The Golden Notebook, by Doris Lessing


Love, sex, loneliness, meaning, power.

The first time I read this I gave up after a couple of chapters, and then later a friend told me to push through the first few chapters. And now I think I see why they said to, but I also found most of this book a slog: basically it's all redeemed (for me) by the interlaced segments that are just heartbreakingly accurate, perceptive descriptions of sex and power in relationships. There's a quality that a very few writers have of being able to render incredibly apt, honest descriptions of the dynamics of human relationships that we usually avoid thinking about (including the dynamic of avoiding thinking about them). Lessing is so so good at this, and it's beautiful/awful to read.

That said, I personally wish she'd just extracted those segments into a much shorter, more traditional novel: the entire meta of the novel was completely lost on me, the interspersal of different notebooks confused me, I could rarely remember what was what or who was who, and the point of the intererspersals as a device was lost on me. I am told it is profound and meaningful! It certainly isn't pointless! Just the point was lost on me, personally.

In a strange way, the writer Lessing reminds me of most is... Houellebecq. Originally I wrote here I do not know how either of these writers, or any of their readers, would feel about that comparison, but then I got to a part in Lessing where a character says:

the generation after us are going to take one look at us and get married at 18, forbid divorces and go in for strict moral codes... the chaos otherwise is just too terrifying.

Is... is... is Doris Lessing based?

[I have now googled Doris Lessing Based, wondering if anyone else has ever uttered those three words together, but ofc the results are all variants of "...by Doris Lessing, based on her novel..."

Specifically, she wrote the libretti for TWO Philip Glass operas! Insanely, I cannot find recordings of either of these online.

guys: I realise it's basically malpractice to have a tangent inside a square-bracket, but: can we talk about how cool it would be to be the kind of writer who gets SO famous that people start asking you to do entirely unrelated stuff? "Oh hey I loved your novel, would you like to write the libretto for an opera?" "I really dig your political commentary, do you want to write a comic?" I dream of being this writer!]

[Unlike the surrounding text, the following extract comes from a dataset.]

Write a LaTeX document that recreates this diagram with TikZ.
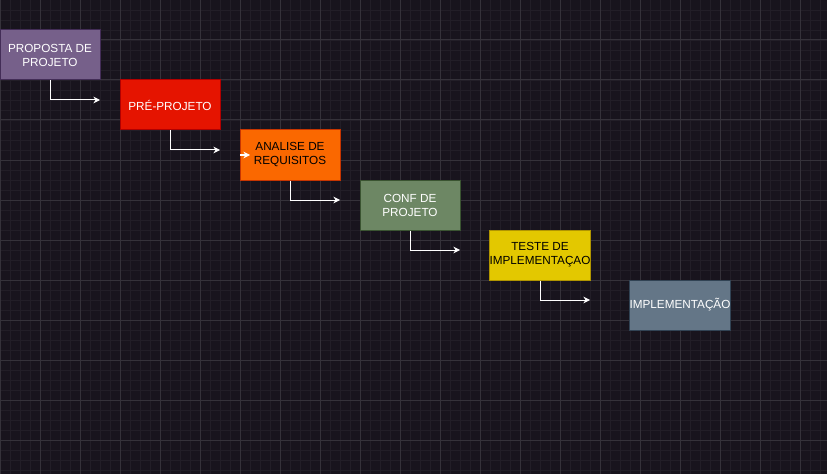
\documentclass[tikz,border=0pt]{standalone}
\usepackage{fontspec}
\setmainfont{Liberation Sans}
\usetikzlibrary{arrows.meta}

\definecolor{fundo}{HTML}{18141D}
\definecolor{gradefina}{HTML}{221E27}
\definecolor{gradegrossa}{HTML}{35323A}
\definecolor{roxo}{HTML}{76608A}
\definecolor{roxoborda}{HTML}{432D57}
\definecolor{vermelho}{HTML}{E51400}
\definecolor{vermelhoborda}{HTML}{B20000}
\definecolor{laranja}{HTML}{FA6800}
\definecolor{laranjaborda}{HTML}{C73500}
\definecolor{verde}{HTML}{6D8764}
\definecolor{verdeborda}{HTML}{3A5431}
\definecolor{amarelo}{HTML}{E3C800}
\definecolor{amareloborda}{HTML}{B09500}
\definecolor{cinza}{HTML}{647687}
\definecolor{cinzaborda}{HTML}{314354}

\begin{document}
\begin{tikzpicture}[x=0.75pt, y=-0.75pt,
    etapa/.style={draw, line width=0.75pt, minimum width=75pt, minimum height=37.5pt,
        inner sep=0pt, align=center, font=\fontsize{8.8}{10.5}\selectfont},
    fluxo/.style={white, line width=0.75pt, -{Stealth[length=5pt, width=5pt]}}]

    % Background
    \fill[fundo] (0,0) rectangle (827,474);
    \useasboundingbox (0,0) rectangle (827,474);

    % Draw grid
    \foreach \x in {10,20,...,820} \draw[gradefina, line width=0.6pt] (\x,0) -- (\x,474);
    \foreach \y in {10,20,...,470} \draw[gradefina, line width=0.6pt] (0,\y) -- (827,\y);
    \foreach \x in {0,40,...,800} \draw[gradegrossa, line width=0.75pt] (\x,0) -- (\x,474);
    \foreach \y in {0,40,...,440} \draw[gradegrossa, line width=0.75pt] (0,\y) -- (827,\y);

    % Stages
    \node[etapa, fill=roxo, draw=roxoborda, text=white] (proposta) at (50,55) {PROPOSTA DE\\PROJETO};
    \node[etapa, fill=vermelho, draw=vermelhoborda, text=white] (preprojeto) at (170,105) {PRÉ-PROJETO};
    \node[etapa, fill=laranja, draw=laranjaborda, text=black] (analise) at (290,155) {ANALISE DE\\REQUISITOS};
    \node[etapa, fill=verde, draw=verdeborda, text=white] (conf) at (410,205) {CONF DE\\PROJETO};
    \node[etapa, fill=amarelo, draw=amareloborda, text=black] (teste) at (540,255) {TESTE DE\\IMPLEMENTAÇAO};
    \node[etapa, fill=cinza, draw=cinzaborda, text=white] (implementacao) at (680,305) {IMPLEMENTAÇÃO};

    % Arrow ends
    \coordinate (fim1) at (100,100);
    \coordinate (fim2) at (220,150);
    \coordinate (fim3) at (340,200);
    \coordinate (fim4) at (460,250);
    \coordinate (fim5) at (590,300);
    \coordinate (toco0) at (240,155);
    \coordinate (toco1) at (250,155);

    % Draw arrows
    \draw[fluxo] (proposta.south) |- (fim1);
    \draw[fluxo] (preprojeto.south) |- (fim2);
    \draw[fluxo] (analise.south) |- (fim3);
    \draw[fluxo] (conf.south) |- (fim4);
    \draw[fluxo] (teste.south) |- (fim5);
    \draw[fluxo] (toco0) -- (toco1);

\end{tikzpicture}
\end{document}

The other author Lessing weirdly reminds me of is Roberto Bolaño, specifically in two properties:

1) being such a good writer that they can hold people's attention during incredibly long stretches of seemingly-deliberately boring text, such as in Lessing's case long quotes of cutouts from newspapers, even if they can't actively make those sections interesting. Admittedly Golden Notebook doesn't stretch this as far as Bolaño's 2666 does – I will honestly never forgive Bolaño for making me read what-felt-like 2666 pages of dry, police-procedure descriptions of murders in Mexico – but I found myself with the same critique for Lessing: yes you're so good at writing that you were able to make me read this, that's impressive in its own right, but... why not use your talents on writing something I'll enjoy/engage with/actively want to read instead?

I feel like in both cases their admirers would say that they used that stretched-out-tedium to achieve a psychological effect, that in both cases they were making a point, but... eh, I just don't feel like it worked on me. I would rather read something I actually like.

2) endless tangential small stories (1-3 pages say?), most of which don't seem to actually have relevance to the larger story?, but which are all told well and engagingly. I sometimes tell people who I'm helping with their writing that they usually need to make clear whether something is a tangent or not, that the reader should be able to tell whether a newly-introduced character or event is going to be important or not, but... I think Lessing, and iirc Bolaño, basically violate this rule all the time, so maybe it's a bad rule.

Overall: I suppose I'm glad I read this, but also not sure I can recommend it to others, given the shortness of life (etc) and the length of this book: vita brevis, Notebooks fucking longa. There is a decent chance I missed the deeper point of it all, and specifically a chance that I missed the point by being a man (or rather, through cluelessness derived from, though still theoretically avoidable while, being a man), and presumably if you do get the point then the book is much more worth it.

I did adore some segments of this book! -- as I described previously, the apt observations of love sex loneliness meaning power, and they will stick with me. Maybe it's worth reading just for that, but god there is a lot of reading to do for that.